Here's a wacky twist on the buddy action-comedy: Instead of pairing two culture-clashing heroes from different racial/ethnic backgrounds (one or both of them comedians take your pick), how about matching up two stiff, white straight-men who collectively have about as much street cred as the Osmonds?
While HOLLYWOOD HOMICIDE's departure from the genre's usual painfully calculated, urban-demographic-skewed formula leads it into refreshing territory at a few points, don't look for it to trigger any new trends. The results think BEVERLY HILLS COP minus Eddie Murphy are only sporadically funny, and do little to change the sense of flailing around that's marked star Harrison Ford's career in the last few years. While the action icon and sidekick Josh Hartnett share a watchable enough buddy-cop chemistry, one is left mostly with the wish that the mystery they're investigating would lead them into another film altogether preferably a more serious detective yarn in which their casting would make more sense.
That said, director/co-writer Ron Shelton (DARK BLUE, TIN CUP) deserves credit for at least trying to generate a slightly more offbeat, character-driven sort of humor than we're accustomed to seeing in films of the RUSH HOUR slapstick variety. He accomplishes this mainly through the focus on the quirky second vocations his L.A.P.D. heroes pursue in their off-hours: Ford's veteran dick Sgt. Joe Gavilan hopes to make his fortune selling real estate, while Hartnett's homicide greenhorn is better at teaching babe-filled yoga classes than chasing down bad guys though what he really wants to do is act. Their more pressing goals involve Joe's desperate efforts to close a lucrative deal on a mansion owned by a movie producer (Martin Landau) and K.C.'s attempt to launch his acting career by tackling the Brando part in his own showcase stage production of A STREETCAR NAMED DESIRE.
Since neither Ford nor Hartnett has the full-on comedian's touch for turning practically anything into a gag, the film's comic momentum depends on scripted character moments something it delivers unevenly at best. Anybody who's ever seen the original STAR WARS or INDIANA JONES series knows how effective Ford can be at humor set firmly in the context of character or action. His specialty is the moment of hilariously intense exasperation as mounting obstacles frustrate his best efforts to achieve some goal it's not him that's funny, but rather his all-too-human reaction to the way the world seems to be conspiring against him. He's as great as ever when HOLLYWOOD HOMICIDE throws a few such moments his way, but unfortunately the film also obliges him to practice a kind of goofy broad humor he doesn't have the same talent for. Hartnett, whose pursuit of a career as a thespian is the weaker of the two moonlighting subplots, finds himself in even worse straits for most of the film. The main thing he takes away from the enterprise is the flattering prospect of appearing side-by-side on the poster with Han Solo.

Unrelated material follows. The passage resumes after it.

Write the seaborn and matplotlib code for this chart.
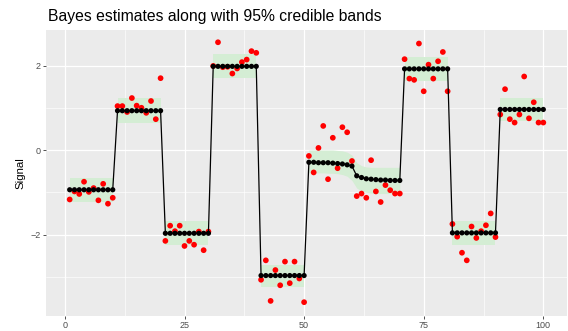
import matplotlib
matplotlib.use("Agg")
import matplotlib.pyplot as plt
import seaborn as sns
import numpy as np
import pandas as pd

# ---- data ----
position = list(range(1, 101))

observed = [
    -1.17, -0.98, -1.04, -0.75, -0.99, -0.90, -1.19, -0.80, -1.27, -1.13,
    1.04, 1.04, 0.90, 1.23, 1.05, 1.00, 0.88, 1.16, 0.73, 1.70,
    -2.15, -1.79, -1.92, -1.79, -2.27, -2.15, -2.24, -1.93, -2.37, -1.93,
    1.99, 2.55, 1.96, 1.97, 1.81, 1.93, 2.08, 2.14, 2.34, 2.30,
    -3.07, -2.61, -3.57, -2.84, -3.20, -2.64, -3.15, -2.64, -3.04, -3.60,
    -0.14, -0.53, 0.05, 0.57, -0.69, 0.29, -0.43, 0.54, 0.42, -0.26,
    -1.09, -1.03, -1.13, -0.24, -0.98, -1.23, -0.83, -0.95, -1.03, -1.03,
    2.15, 1.69, 1.66, 2.52, 1.39, 2.02, 1.69, 2.10, 2.32, 1.39,
    -1.75, -2.05, -2.43, -2.61, -1.81, -2.08, -1.92, -1.78, -1.50, -2.06,
    0.84, 1.44, 0.73, 0.65, 0.84, 1.74, 0.75, 1.13, 0.65, 0.65,
]

estimate = (
    [-0.94] * 10 + [0.93] * 10 + [-1.97] * 10 + [1.98] * 10 + [-2.97] * 10
    + [-0.29, -0.29, -0.30, -0.30, -0.30, -0.31, -0.32, -0.33, -0.35, -0.38]
    + [-0.61, -0.65, -0.68, -0.69, -0.70, -0.71, -0.71, -0.72, -0.72, -0.72]
    + [1.92] * 10 + [-1.96] * 10 + [0.96] * 10
)

lower = (
    [-1.22] * 10 + [0.65] * 10 + [-2.25] * 10 + [1.70] * 10 + [-3.25] * 10
    + [-0.54, -0.54, -0.54, -0.54, -0.55, -0.55, -0.56, -0.58, -0.62, -0.72]
    + [-0.90, -0.97, -1.00, -1.02, -1.03, -1.03, -1.03, -1.03, -1.03, -1.03]
    + [1.63] * 10 + [-2.25] * 10 + [0.69] * 10
)

upper = (
    [-0.66] * 10 + [1.22] * 10 + [-1.69] * 10 + [2.27] * 10 + [-2.71] * 10
    + [0.00, 0.00, 0.00, 0.00, 0.00, 0.00, -0.01, -0.02, -0.05, -0.12]
    + [-0.30, -0.37, -0.40, -0.41, -0.41, -0.41, -0.41, -0.41, -0.41, -0.41]
    + [2.19] * 10 + [-1.69] * 10 + [1.23] * 10
)

band_group = ([1] * 10 + [2] * 10 + [3] * 10 + [4] * 10 + [5] * 10
              + [6] * 20 + [7] * 10 + [8] * 10 + [9] * 10)

df = pd.DataFrame({"x": position, "obs": observed, "est": estimate,
                   "lo": lower, "hi": upper, "grp": band_group})

# ---- style ----
sns.set_theme(style="darkgrid", rc={
    "axes.facecolor": "#EBEBEB",
    "grid.color": "white",
})
plt.rcParams["font.family"] = ["Liberation Sans", "DejaVu Sans"]

fig = plt.figure(figsize=(5.68, 3.31), dpi=100)
ax = fig.add_axes([46 / 568, 1 - 315.7 / 331, (567 - 46) / 568, (315.7 - 30) / 331])

for g, sub in df.groupby("grp"):
    ax.fill_between(sub["x"], sub["lo"], sub["hi"], color="#D4EDD4",
                    linewidth=0, zorder=1)

sns.scatterplot(data=df, x="x", y="obs", color="#FF0000", s=17,
                edgecolor="none", ax=ax, zorder=2)
sns.lineplot(data=df, x="x", y="est", color="black", linewidth=0.9,
             ax=ax, zorder=3)
sns.scatterplot(data=df, x="x", y="est", color="black", s=14,
                edgecolor="none", ax=ax, zorder=4)

ax.set_xlim(-3.95, 104.95)
ax.set_ylim(-3.92, 2.84)
ax.set_xticks([0, 25, 50, 75, 100])
ax.set_yticks([-2, 0, 2])
ax.set_xticks([12.5, 37.5, 62.5, 87.5], minor=True)
ax.set_yticks([-3, -1, 1], minor=True)
ax.set_yticklabels(["\u22122", "0", "2"])
ax.grid(which="major", color="white", linewidth=0.9)
ax.grid(which="minor", color="white", linewidth=0.45)
for s in ax.spines.values():
    s.set_visible(False)

ax.tick_params(axis="both", which="major", length=2.5, width=0.6,
               color="#333333", labelsize=6.5, labelcolor="#4D4D4D", pad=1.5)
ax.tick_params(axis="both", which="minor", length=0)
ax.tick_params(axis="both", bottom=True, left=True)

ax.set_xlabel("")
ax.set_ylabel("Signal", fontsize=8.2, color="black", labelpad=3.5)
fig.text(48 / 568, 1 - 20.5 / 331, "Bayes estimates along with 95% credible bands",
         fontsize=11.3, color="black", ha="left", va="baseline")

fig.savefig("out.png", dpi=100)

The most memorable comic bit an extended interrogation room sequence in which the heroes go to outrageous lengths to resist their Internal Affairs tormentors is probably the best glimpse of what Shelton and co-writer Robert Souza (a former L.A.P.D. detective) hoped to achieve humor-wise. There's also some popcorn movie fun to be had in a Keystone Cops-like chase across Hollywood that takes up the entire last act. And the eternally sexy Lena Olin, as a call-in radio psychic, turns out to be the most effective Ford love interest we've seen in a long time not to mention one, refreshingly, in his same general age bracket. It's nice to know somebody can still get the aging screen idol's juices flowing.
For the most part, however, HOLLYWOOD HOMICIDE seems destined to join efforts like K-19: THE WIDOWMAKER, RANDOM HEARTS, SABRINA and REGARDING HENRY in the long line of Ford Stretch Films his ongoing campaign to show the world there's more to him than just being the greatest American action hero of his era. While he hasn't been very lucky in his choice of projects to demonstrate this, there's always the consolation that, much like HOLLYWOOD HOMICIDE's Joe, he can always fall back on the main day job he does so well.